### Do this
Your output is the lines from the first one to the one containing "ax = fig.add_axes([0, 0, 1, 1])", repeated exactly, with images left out.

======== Collected data ========

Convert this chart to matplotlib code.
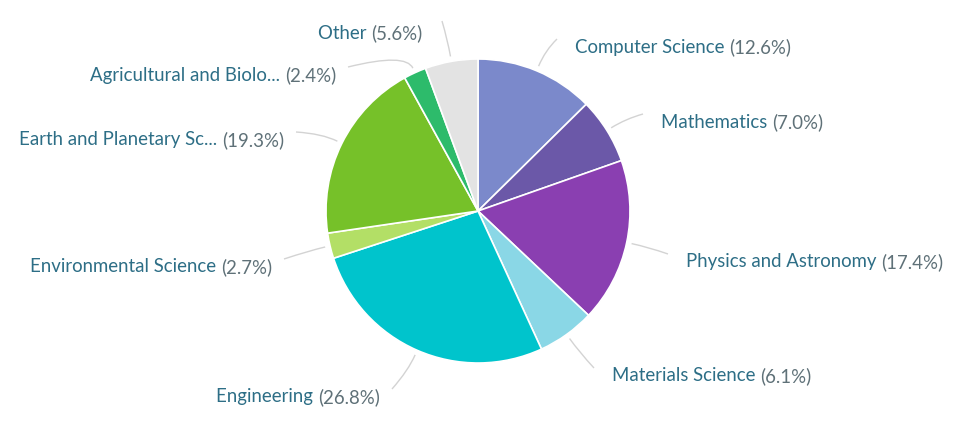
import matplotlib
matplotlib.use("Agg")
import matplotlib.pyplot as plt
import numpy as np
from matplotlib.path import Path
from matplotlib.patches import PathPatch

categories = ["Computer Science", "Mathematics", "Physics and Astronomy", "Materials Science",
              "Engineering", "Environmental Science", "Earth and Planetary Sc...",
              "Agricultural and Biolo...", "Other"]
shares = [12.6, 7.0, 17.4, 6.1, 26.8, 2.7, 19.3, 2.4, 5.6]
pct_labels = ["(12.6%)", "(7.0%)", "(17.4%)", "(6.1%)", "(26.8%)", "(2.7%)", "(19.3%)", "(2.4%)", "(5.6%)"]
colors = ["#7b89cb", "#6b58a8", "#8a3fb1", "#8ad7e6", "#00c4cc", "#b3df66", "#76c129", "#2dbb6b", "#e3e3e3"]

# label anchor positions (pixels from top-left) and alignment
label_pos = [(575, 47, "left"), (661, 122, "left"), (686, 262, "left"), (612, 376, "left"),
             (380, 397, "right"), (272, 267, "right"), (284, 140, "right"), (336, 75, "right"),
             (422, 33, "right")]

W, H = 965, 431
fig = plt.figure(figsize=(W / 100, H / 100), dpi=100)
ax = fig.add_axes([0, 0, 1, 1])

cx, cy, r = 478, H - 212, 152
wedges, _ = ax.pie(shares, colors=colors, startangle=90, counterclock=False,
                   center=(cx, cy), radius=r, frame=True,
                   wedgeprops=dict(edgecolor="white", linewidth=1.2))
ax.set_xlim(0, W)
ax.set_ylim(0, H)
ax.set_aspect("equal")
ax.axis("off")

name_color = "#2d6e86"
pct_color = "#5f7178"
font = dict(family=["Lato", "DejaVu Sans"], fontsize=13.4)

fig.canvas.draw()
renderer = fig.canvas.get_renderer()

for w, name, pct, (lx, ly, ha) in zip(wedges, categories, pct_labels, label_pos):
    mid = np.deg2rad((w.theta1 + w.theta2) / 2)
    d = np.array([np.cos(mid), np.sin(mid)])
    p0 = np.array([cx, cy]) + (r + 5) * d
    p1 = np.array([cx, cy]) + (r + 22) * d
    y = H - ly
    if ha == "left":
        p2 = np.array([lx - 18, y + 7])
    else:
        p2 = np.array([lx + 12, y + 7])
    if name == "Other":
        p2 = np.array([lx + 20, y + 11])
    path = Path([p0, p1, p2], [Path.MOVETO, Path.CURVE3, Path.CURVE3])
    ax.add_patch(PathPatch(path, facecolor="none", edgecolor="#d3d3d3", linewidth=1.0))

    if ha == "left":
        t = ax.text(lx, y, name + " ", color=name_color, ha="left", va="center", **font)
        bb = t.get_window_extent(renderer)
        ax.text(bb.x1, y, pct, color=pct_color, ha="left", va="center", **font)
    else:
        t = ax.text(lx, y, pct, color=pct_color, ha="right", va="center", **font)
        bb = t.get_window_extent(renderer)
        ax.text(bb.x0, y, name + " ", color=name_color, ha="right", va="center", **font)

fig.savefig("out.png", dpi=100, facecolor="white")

========

### Full response
Convert this chart to matplotlib code.
import matplotlib
matplotlib.use("Agg")
import matplotlib.pyplot as plt
import numpy as np
from matplotlib.path import Path
from matplotlib.patches import PathPatch

categories = ["Computer Science", "Mathematics", "Physics and Astronomy", "Materials Science",
              "Engineering", "Environmental Science", "Earth and Planetary Sc...",
              "Agricultural and Biolo...", "Other"]
shares = [12.6, 7.0, 17.4, 6.1, 26.8, 2.7, 19.3, 2.4, 5.6]
pct_labels = ["(12.6%)", "(7.0%)", "(17.4%)", "(6.1%)", "(26.8%)", "(2.7%)", "(19.3%)", "(2.4%)", "(5.6%)"]
colors = ["#7b89cb", "#6b58a8", "#8a3fb1", "#8ad7e6", "#00c4cc", "#b3df66", "#76c129", "#2dbb6b", "#e3e3e3"]

# label anchor positions (pixels from top-left) and alignment
label_pos = [(575, 47, "left"), (661, 122, "left"), (686, 262, "left"), (612, 376, "left"),
             (380, 397, "right"), (272, 267, "right"), (284, 140, "right"), (336, 75, "right"),
             (422, 33, "right")]

W, H = 965, 431
fig = plt.figure(figsize=(W / 100, H / 100), dpi=100)
ax = fig.add_axes([0, 0, 1, 1])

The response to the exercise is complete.